Identifying and deciphering what the neocons mean by this notion of a “governing philosophy” is, I think, one of the most important and original contributions of our book, and it’s the key to understanding their public-policy advice to the Republican Party.

The neocons explicitly reject the suggestion that neoconservatism is a systematic political philosophy grounded in absolute and certain moral principles. Instead, they describe it euphemistically as a “mood,” a “style,” or a “mode of thinking.” They don’t want the broader conservative movement limited by the straightjacket of permanent first principles. Not surprisingly, then, neoconservatism is an amalgam of several different ideologies. Daniel Bell once described himself as “a socialist in economics, a liberal in politics, and a conservative in culture,” which sums up rather nicely the content of their philosophy of governance.

But there’s more. The neocons’ “philosophy of governance” means three things. First, it’s a technique that teaches rulers or potential rulers how to think about politics rather than what to think. It’s about developing pragmatic tactics for getting, keeping, and using power in certain ways. It’s about knowing how to improvise, modify, and adapt one’s principles to changing circumstances. Machiavellian prudence must always trump principle.

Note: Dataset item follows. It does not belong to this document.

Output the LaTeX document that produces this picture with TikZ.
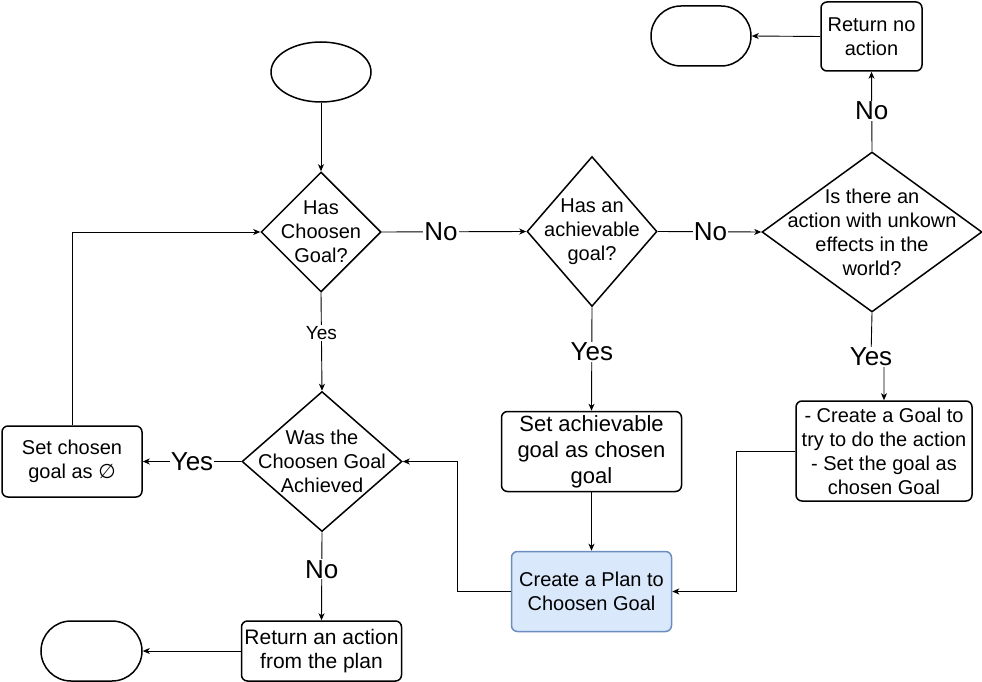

Second, the neocons’ idea of a “governing philosophy” is also a conceit, which says that properly educated statesmen will have the necessary practical wisdom to balance competing social claims and to establish a golden mean for all public policy questions. The neocons place a great deal of emphasis on the “art” of statecraft, which assumes that wise statesmen can channel human action in certain socially-desired directions by tinkering with the incentive mechanisms of America’s political, economic, and social institutions. In defending the welfare state, for instance, Norman Podhoretz once wrote that wise neoconservative statesmen could identify “the precise point at which the incentive to work” would be “undermined by the availability of welfare benefits.”

Finally, connected to the neocons’ notion of a governing philosophy is their advice to Republicans to “think politically,” which means learning how to dissimulate and compromise their principles in order to acquire and keep power. It means compromising with the secular Left when necessary (particularly when liberals make moral arguments in defense of the welfare state) and with the religious Right when necessary (particularly when religious conservatives can be rallied to challenge the cultural hegemony of the nihilistic Left).